People often say that jealousy is caused by insecurity. I think this can be especially tricky for women because we are often taught by society not to believe in ourselves. I feel very lucky because I had a very supportive family. My parents almost never criticized anything I did and as a result, I have become a confident person. When I was a child, after my parents separated, my mom walked around the house naked a lot of the time and that helped me to be confident in my body. Many women have not been as lucky as me. I hope that with passing time, every woman will appreciate themselves and be appreciated for who they are. 

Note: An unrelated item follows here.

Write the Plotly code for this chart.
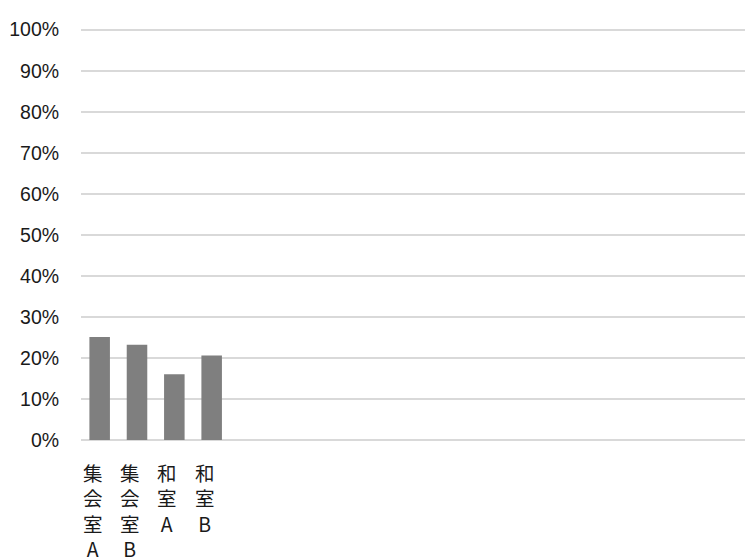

Compersion has been called the opposite of jealousy. Compersion means being happy for your partner, especially in the context of them doing things with other people. In poly, this could be them having a date or having sex with someone else. Although compersion has been a concept specifically designed for poly people, it can be used in the context of any relationship. If you aren’t poly, you can be happy for your partner when they, for example, make a new friend, get a new job, or have some other kind of important life event. Even if you were poly, you would of course be happy for your partner for those things as well. Why can’t we apply compersion to every relationship? I wish that my ex’s girlfriend would be happy when we spend time together because we meant a lot to each other and to an extent, we still do. We gave each other a lot of experiences we wouldn’t have otherwise had if we hadn’t been together. I probably never would have lived in Japan, for example, and I’m very grateful for him in that regard. I would very much like my ex and his girlfriend to be at my wedding. We’ll see if that comes to pass.